- [BRIEF]
Write the material out again in full, word for word. Do not include the pictures.

- [GIVEN INFORMATION]
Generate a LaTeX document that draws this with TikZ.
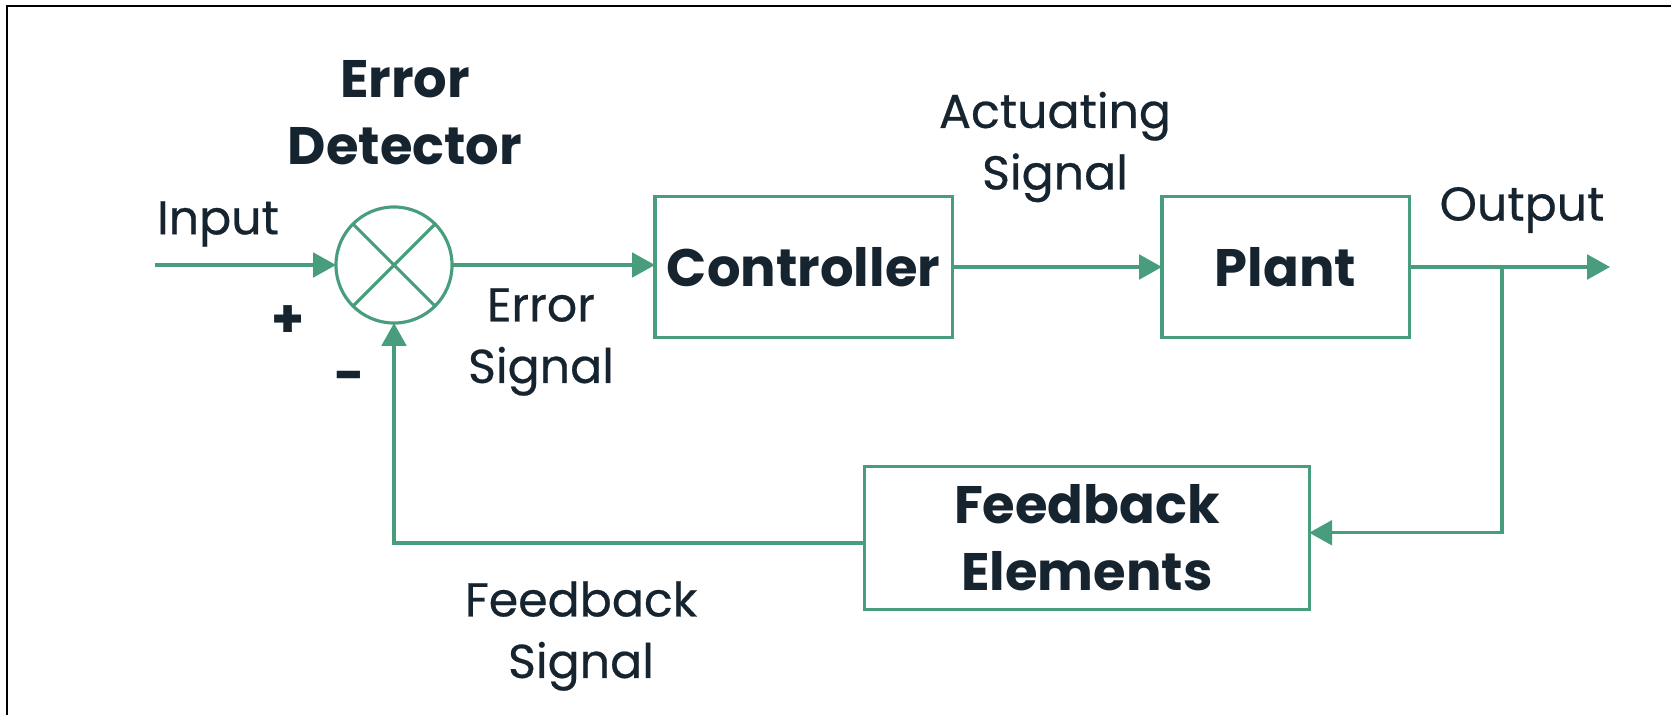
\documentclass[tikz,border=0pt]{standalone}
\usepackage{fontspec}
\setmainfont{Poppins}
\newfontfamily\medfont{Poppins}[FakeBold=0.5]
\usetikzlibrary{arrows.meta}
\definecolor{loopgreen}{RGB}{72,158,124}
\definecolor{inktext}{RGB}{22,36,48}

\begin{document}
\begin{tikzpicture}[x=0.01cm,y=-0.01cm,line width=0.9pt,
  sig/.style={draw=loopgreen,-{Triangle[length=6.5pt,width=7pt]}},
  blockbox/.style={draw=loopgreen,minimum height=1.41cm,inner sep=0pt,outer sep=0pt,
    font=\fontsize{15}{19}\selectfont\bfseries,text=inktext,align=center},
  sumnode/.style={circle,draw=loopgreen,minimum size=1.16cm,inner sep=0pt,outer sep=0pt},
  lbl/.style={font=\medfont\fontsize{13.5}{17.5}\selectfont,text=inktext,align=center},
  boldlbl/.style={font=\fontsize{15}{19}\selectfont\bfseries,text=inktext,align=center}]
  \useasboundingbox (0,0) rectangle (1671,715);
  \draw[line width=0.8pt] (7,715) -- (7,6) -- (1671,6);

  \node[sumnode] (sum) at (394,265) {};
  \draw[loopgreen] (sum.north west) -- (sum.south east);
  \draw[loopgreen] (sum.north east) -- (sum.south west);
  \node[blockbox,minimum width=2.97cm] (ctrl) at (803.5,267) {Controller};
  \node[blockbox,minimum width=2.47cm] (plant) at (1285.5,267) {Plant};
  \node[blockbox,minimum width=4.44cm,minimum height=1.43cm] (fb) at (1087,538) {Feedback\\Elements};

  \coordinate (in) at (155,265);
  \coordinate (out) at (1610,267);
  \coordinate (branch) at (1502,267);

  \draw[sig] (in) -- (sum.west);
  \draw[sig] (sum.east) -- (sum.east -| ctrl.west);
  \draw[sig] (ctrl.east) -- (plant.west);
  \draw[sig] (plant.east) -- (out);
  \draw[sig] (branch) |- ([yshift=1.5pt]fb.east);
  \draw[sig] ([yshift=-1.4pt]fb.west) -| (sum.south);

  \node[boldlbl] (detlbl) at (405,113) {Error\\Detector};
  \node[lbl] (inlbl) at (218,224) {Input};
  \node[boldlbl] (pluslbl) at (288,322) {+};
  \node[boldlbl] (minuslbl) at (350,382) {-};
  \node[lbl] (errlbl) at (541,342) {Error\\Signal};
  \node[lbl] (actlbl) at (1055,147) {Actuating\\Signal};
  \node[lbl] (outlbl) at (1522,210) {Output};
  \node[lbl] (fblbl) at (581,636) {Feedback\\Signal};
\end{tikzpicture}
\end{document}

- [PROBLEM SOLUTION]
Generate a LaTeX document that draws this with TikZ.
\documentclass[tikz,border=0pt]{standalone}
\usepackage{fontspec}
\setmainfont{Poppins}
\newfontfamily\medfont{Poppins}[FakeBold=0.5]
\usetikzlibrary{arrows.meta}
\definecolor{loopgreen}{RGB}{72,158,124}
\definecolor{inktext}{RGB}{22,36,48}

\begin{document}
\begin{tikzpicture}[x=0.01cm,y=-0.01cm,line width=0.9pt,
  sig/.style={draw=loopgreen,-{Triangle[length=6.5pt,width=7pt]}},
  blockbox/.style={draw=loopgreen,minimum height=1.41cm,inner sep=0pt,outer sep=0pt,
    font=\fontsize{15}{19}\selectfont\bfseries,text=inktext,align=center},
  sumnode/.style={circle,draw=loopgreen,minimum size=1.16cm,inner sep=0pt,outer sep=0pt},
  lbl/.style={font=\medfont\fontsize{13.5}{17.5}\selectfont,text=inktext,align=center},
  boldlbl/.style={font=\fontsize{15}{19}\selectfont\bfseries,text=inktext,align=center}]
  \useasboundingbox (0,0) rectangle (1671,715);
  \draw[line width=0.8pt] (7,715) -- (7,6) -- (1671,6);

  \node[sumnode] (sum) at (394,265) {};
  \draw[loopgreen] (sum.north west) -- (sum.south east);
  \draw[loopgreen] (sum.north east) -- (sum.south west);
  \node[blockbox,minimum width=2.97cm] (ctrl) at (803.5,267) {Controller};
  \node[blockbox,minimum width=2.47cm] (plant) at (1285.5,267) {Plant};
  \node[blockbox,minimum width=4.44cm,minimum height=1.43cm] (fb) at (1087,538) {Feedback\\Elements};

  \coordinate (in) at (155,265);
  \coordinate (out) at (1610,267);
  \coordinate (branch) at (1502,267);

  \draw[sig] (in) -- (sum.west);
  \draw[sig] (sum.east) -- (sum.east -| ctrl.west);
  \draw[sig] (ctrl.east) -- (plant.west);
  \draw[sig] (plant.east) -- (out);
  \draw[sig] (branch) |- ([yshift=1.5pt]fb.east);
  \draw[sig] ([yshift=-1.4pt]fb.west) -| (sum.south);

  \node[boldlbl] (detlbl) at (405,113) {Error\\Detector};
  \node[lbl] (inlbl) at (218,224) {Input};
  \node[boldlbl] (pluslbl) at (288,322) {+};
  \node[boldlbl] (minuslbl) at (350,382) {-};
  \node[lbl] (errlbl) at (541,342) {Error\\Signal};
  \node[lbl] (actlbl) at (1055,147) {Actuating\\Signal};
  \node[lbl] (outlbl) at (1522,210) {Output};
  \node[lbl] (fblbl) at (581,636) {Feedback\\Signal};
\end{tikzpicture}
\end{document}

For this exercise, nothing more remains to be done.